**PROBLEM TO WORK ON**
Transcribe everything in the data word for word. Pictures are left out.
====
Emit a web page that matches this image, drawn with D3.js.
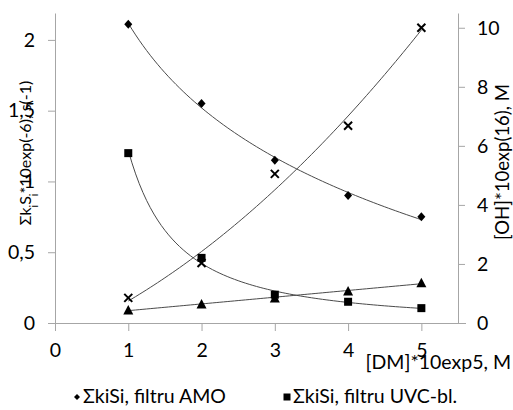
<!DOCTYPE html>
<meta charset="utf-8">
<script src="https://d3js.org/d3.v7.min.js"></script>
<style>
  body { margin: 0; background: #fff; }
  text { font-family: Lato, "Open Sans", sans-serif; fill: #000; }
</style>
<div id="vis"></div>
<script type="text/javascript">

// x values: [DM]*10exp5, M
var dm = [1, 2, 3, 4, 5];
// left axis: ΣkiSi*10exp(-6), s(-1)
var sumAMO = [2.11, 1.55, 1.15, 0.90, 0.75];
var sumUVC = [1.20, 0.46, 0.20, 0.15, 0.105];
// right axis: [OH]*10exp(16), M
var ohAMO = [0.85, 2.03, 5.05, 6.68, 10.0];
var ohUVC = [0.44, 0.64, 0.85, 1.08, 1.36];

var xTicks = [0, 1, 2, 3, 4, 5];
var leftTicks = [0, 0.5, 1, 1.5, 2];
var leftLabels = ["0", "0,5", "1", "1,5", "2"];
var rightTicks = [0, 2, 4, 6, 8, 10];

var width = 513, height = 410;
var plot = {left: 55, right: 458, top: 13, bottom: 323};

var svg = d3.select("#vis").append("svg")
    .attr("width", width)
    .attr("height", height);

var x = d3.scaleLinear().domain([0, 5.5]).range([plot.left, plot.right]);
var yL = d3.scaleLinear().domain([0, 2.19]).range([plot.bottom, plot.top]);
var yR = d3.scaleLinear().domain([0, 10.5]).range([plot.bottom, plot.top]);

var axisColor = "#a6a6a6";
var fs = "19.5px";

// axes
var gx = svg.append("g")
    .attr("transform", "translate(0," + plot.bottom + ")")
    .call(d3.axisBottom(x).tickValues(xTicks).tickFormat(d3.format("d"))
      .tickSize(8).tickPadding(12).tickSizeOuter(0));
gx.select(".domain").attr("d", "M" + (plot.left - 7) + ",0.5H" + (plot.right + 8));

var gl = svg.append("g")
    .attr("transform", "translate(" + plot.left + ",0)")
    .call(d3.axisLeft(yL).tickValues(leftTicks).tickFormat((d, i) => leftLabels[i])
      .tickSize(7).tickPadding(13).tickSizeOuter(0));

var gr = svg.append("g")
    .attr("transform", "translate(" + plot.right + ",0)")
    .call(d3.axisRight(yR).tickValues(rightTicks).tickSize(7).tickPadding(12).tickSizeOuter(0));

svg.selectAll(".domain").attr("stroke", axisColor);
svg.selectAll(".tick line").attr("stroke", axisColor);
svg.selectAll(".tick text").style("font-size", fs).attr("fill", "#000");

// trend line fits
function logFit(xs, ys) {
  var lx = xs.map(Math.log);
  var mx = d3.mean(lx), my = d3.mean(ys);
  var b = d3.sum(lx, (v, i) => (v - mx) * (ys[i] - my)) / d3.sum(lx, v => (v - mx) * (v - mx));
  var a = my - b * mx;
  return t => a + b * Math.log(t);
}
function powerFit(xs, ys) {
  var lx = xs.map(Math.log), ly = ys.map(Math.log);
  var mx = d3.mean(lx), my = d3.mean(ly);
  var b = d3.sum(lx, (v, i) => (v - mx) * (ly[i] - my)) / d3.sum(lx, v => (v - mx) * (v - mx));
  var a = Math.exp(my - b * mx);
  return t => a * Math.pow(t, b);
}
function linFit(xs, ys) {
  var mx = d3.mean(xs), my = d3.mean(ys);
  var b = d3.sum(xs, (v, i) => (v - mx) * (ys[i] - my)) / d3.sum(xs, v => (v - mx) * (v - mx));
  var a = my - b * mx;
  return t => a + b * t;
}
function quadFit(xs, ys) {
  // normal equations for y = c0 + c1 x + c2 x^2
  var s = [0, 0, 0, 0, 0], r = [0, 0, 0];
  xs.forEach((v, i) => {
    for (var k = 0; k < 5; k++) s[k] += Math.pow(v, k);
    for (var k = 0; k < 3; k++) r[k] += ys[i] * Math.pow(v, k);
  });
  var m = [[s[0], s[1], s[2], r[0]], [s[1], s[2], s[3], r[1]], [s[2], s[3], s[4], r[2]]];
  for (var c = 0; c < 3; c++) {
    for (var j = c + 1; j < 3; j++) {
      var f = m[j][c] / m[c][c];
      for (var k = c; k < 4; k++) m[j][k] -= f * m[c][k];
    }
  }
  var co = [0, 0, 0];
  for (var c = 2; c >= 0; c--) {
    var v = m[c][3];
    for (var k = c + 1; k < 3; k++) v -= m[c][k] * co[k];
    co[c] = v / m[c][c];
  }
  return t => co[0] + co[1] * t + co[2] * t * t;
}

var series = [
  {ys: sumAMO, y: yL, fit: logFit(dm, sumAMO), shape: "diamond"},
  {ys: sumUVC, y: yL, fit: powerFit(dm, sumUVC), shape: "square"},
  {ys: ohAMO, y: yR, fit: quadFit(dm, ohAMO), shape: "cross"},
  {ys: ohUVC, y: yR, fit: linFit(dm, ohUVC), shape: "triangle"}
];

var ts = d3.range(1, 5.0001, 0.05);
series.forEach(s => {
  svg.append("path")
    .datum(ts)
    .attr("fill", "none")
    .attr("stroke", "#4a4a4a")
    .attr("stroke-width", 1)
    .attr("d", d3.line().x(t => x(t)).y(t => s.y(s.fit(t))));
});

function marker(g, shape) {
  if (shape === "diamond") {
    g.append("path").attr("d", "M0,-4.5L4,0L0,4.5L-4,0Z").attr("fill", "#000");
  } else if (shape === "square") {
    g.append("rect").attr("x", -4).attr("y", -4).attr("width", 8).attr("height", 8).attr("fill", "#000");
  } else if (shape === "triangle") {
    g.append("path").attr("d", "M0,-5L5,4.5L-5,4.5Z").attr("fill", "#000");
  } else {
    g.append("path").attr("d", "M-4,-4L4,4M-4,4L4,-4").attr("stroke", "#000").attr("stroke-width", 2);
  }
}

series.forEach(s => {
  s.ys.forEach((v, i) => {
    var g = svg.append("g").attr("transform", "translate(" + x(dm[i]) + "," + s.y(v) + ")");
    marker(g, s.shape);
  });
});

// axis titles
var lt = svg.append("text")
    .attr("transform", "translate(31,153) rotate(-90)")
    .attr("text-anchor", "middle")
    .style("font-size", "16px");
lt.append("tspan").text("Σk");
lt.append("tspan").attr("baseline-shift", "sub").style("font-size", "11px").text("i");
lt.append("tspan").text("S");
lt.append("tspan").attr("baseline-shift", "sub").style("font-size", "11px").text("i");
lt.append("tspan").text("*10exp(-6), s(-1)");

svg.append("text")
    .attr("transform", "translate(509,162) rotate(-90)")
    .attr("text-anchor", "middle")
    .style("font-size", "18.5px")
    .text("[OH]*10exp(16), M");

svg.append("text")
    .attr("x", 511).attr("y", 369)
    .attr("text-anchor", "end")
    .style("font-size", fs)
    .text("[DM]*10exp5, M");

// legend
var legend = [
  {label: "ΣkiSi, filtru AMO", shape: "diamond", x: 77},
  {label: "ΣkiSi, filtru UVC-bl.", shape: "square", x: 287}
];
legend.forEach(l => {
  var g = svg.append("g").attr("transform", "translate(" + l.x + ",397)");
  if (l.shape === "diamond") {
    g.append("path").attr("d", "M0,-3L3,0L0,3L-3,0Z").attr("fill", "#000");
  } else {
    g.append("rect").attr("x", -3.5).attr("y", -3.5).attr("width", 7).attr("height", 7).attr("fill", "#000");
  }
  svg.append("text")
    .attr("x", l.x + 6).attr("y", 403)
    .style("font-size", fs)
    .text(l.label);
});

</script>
====
**WORKED ANSWER**
Emit a web page that matches this image, drawn with D3.js.
<!DOCTYPE html>
<meta charset="utf-8">
<script src="https://d3js.org/d3.v7.min.js"></script>
<style>
  body { margin: 0; background: #fff; }
  text { font-family: Lato, "Open Sans", sans-serif; fill: #000; }
</style>
<div id="vis"></div>
<script type="text/javascript">

// x values: [DM]*10exp5, M
var dm = [1, 2, 3, 4, 5];
// left axis: ΣkiSi*10exp(-6), s(-1)
var sumAMO = [2.11, 1.55, 1.15, 0.90, 0.75];
var sumUVC = [1.20, 0.46, 0.20, 0.15, 0.105];
// right axis: [OH]*10exp(16), M
var ohAMO = [0.85, 2.03, 5.05, 6.68, 10.0];
var ohUVC = [0.44, 0.64, 0.85, 1.08, 1.36];

var xTicks = [0, 1, 2, 3, 4, 5];
var leftTicks = [0, 0.5, 1, 1.5, 2];
var leftLabels = ["0", "0,5", "1", "1,5", "2"];
var rightTicks = [0, 2, 4, 6, 8, 10];

var width = 513, height = 410;
var plot = {left: 55, right: 458, top: 13, bottom: 323};

var svg = d3.select("#vis").append("svg")
    .attr("width", width)
    .attr("height", height);

var x = d3.scaleLinear().domain([0, 5.5]).range([plot.left, plot.right]);
var yL = d3.scaleLinear().domain([0, 2.19]).range([plot.bottom, plot.top]);
var yR = d3.scaleLinear().domain([0, 10.5]).range([plot.bottom, plot.top]);

var axisColor = "#a6a6a6";
var fs = "19.5px";

// axes
var gx = svg.append("g")
    .attr("transform", "translate(0," + plot.bottom + ")")
    .call(d3.axisBottom(x).tickValues(xTicks).tickFormat(d3.format("d"))
      .tickSize(8).tickPadding(12).tickSizeOuter(0));
gx.select(".domain").attr("d", "M" + (plot.left - 7) + ",0.5H" + (plot.right + 8));

var gl = svg.append("g")
    .attr("transform", "translate(" + plot.left + ",0)")
    .call(d3.axisLeft(yL).tickValues(leftTicks).tickFormat((d, i) => leftLabels[i])
      .tickSize(7).tickPadding(13).tickSizeOuter(0));

var gr = svg.append("g")
    .attr("transform", "translate(" + plot.right + ",0)")
    .call(d3.axisRight(yR).tickValues(rightTicks).tickSize(7).tickPadding(12).tickSizeOuter(0));

svg.selectAll(".domain").attr("stroke", axisColor);
svg.selectAll(".tick line").attr("stroke", axisColor);
svg.selectAll(".tick text").style("font-size", fs).attr("fill", "#000");

// trend line fits
function logFit(xs, ys) {
  var lx = xs.map(Math.log);
  var mx = d3.mean(lx), my = d3.mean(ys);
  var b = d3.sum(lx, (v, i) => (v - mx) * (ys[i] - my)) / d3.sum(lx, v => (v - mx) * (v - mx));
  var a = my - b * mx;
  return t => a + b * Math.log(t);
}
function powerFit(xs, ys) {
  var lx = xs.map(Math.log), ly = ys.map(Math.log);
  var mx = d3.mean(lx), my = d3.mean(ly);
  var b = d3.sum(lx, (v, i) => (v - mx) * (ly[i] - my)) / d3.sum(lx, v => (v - mx) * (v - mx));
  var a = Math.exp(my - b * mx);
  return t => a * Math.pow(t, b);
}
function linFit(xs, ys) {
  var mx = d3.mean(xs), my = d3.mean(ys);
  var b = d3.sum(xs, (v, i) => (v - mx) * (ys[i] - my)) / d3.sum(xs, v => (v - mx) * (v - mx));
  var a = my - b * mx;
  return t => a + b * t;
}
function quadFit(xs, ys) {
  // normal equations for y = c0 + c1 x + c2 x^2
  var s = [0, 0, 0, 0, 0], r = [0, 0, 0];
  xs.forEach((v, i) => {
    for (var k = 0; k < 5; k++) s[k] += Math.pow(v, k);
    for (var k = 0; k < 3; k++) r[k] += ys[i] * Math.pow(v, k);
  });
  var m = [[s[0], s[1], s[2], r[0]], [s[1], s[2], s[3], r[1]], [s[2], s[3], s[4], r[2]]];
  for (var c = 0; c < 3; c++) {
    for (var j = c + 1; j < 3; j++) {
      var f = m[j][c] / m[c][c];
      for (var k = c; k < 4; k++) m[j][k] -= f * m[c][k];
    }
  }
  var co = [0, 0, 0];
  for (var c = 2; c >= 0; c--) {
    var v = m[c][3];
    for (var k = c + 1; k < 3; k++) v -= m[c][k] * co[k];
    co[c] = v / m[c][c];
  }
  return t => co[0] + co[1] * t + co[2] * t * t;
}

var series = [
  {ys: sumAMO, y: yL, fit: logFit(dm, sumAMO), shape: "diamond"},
  {ys: sumUVC, y: yL, fit: powerFit(dm, sumUVC), shape: "square"},
  {ys: ohAMO, y: yR, fit: quadFit(dm, ohAMO), shape: "cross"},
  {ys: ohUVC, y: yR, fit: linFit(dm, ohUVC), shape: "triangle"}
];

var ts = d3.range(1, 5.0001, 0.05);
series.forEach(s => {
  svg.append("path")
    .datum(ts)
    .attr("fill", "none")
    .attr("stroke", "#4a4a4a")
    .attr("stroke-width", 1)
    .attr("d", d3.line().x(t => x(t)).y(t => s.y(s.fit(t))));
});

function marker(g, shape) {
  if (shape === "diamond") {
    g.append("path").attr("d", "M0,-4.5L4,0L0,4.5L-4,0Z").attr("fill", "#000");
  } else if (shape === "square") {
    g.append("rect").attr("x", -4).attr("y", -4).attr("width", 8).attr("height", 8).attr("fill", "#000");
  } else if (shape === "triangle") {
    g.append("path").attr("d", "M0,-5L5,4.5L-5,4.5Z").attr("fill", "#000");
  } else {
    g.append("path").attr("d", "M-4,-4L4,4M-4,4L4,-4").attr("stroke", "#000").attr("stroke-width", 2);
  }
}

series.forEach(s => {
  s.ys.forEach((v, i) => {
    var g = svg.append("g").attr("transform", "translate(" + x(dm[i]) + "," + s.y(v) + ")");
    marker(g, s.shape);
  });
});

// axis titles
var lt = svg.append("text")
    .attr("transform", "translate(31,153) rotate(-90)")
    .attr("text-anchor", "middle")
    .style("font-size", "16px");
lt.append("tspan").text("Σk");
lt.append("tspan").attr("baseline-shift", "sub").style("font-size", "11px").text("i");
lt.append("tspan").text("S");
lt.append("tspan").attr("baseline-shift", "sub").style("font-size", "11px").text("i");
lt.append("tspan").text("*10exp(-6), s(-1)");

svg.append("text")
    .attr("transform", "translate(509,162) rotate(-90)")
    .attr("text-anchor", "middle")
    .style("font-size", "18.5px")
    .text("[OH]*10exp(16), M");

svg.append("text")
    .attr("x", 511).attr("y", 369)
    .attr("text-anchor", "end")
    .style("font-size", fs)
    .text("[DM]*10exp5, M");

// legend
var legend = [
  {label: "ΣkiSi, filtru AMO", shape: "diamond", x: 77},
  {label: "ΣkiSi, filtru UVC-bl.", shape: "square", x: 287}
];
legend.forEach(l => {
  var g = svg.append("g").attr("transform", "translate(" + l.x + ",397)");
  if (l.shape === "diamond") {
    g.append("path").attr("d", "M0,-3L3,0L0,3L-3,0Z").attr("fill", "#000");
  } else {
    g.append("rect").attr("x", -3.5).attr("y", -3.5).attr("width", 7).attr("height", 7).attr("fill", "#000");
  }
  svg.append("text")
    .attr("x", l.x + 6).attr("y", 403)
    .style("font-size", fs)
    .text(l.label);
});

</script>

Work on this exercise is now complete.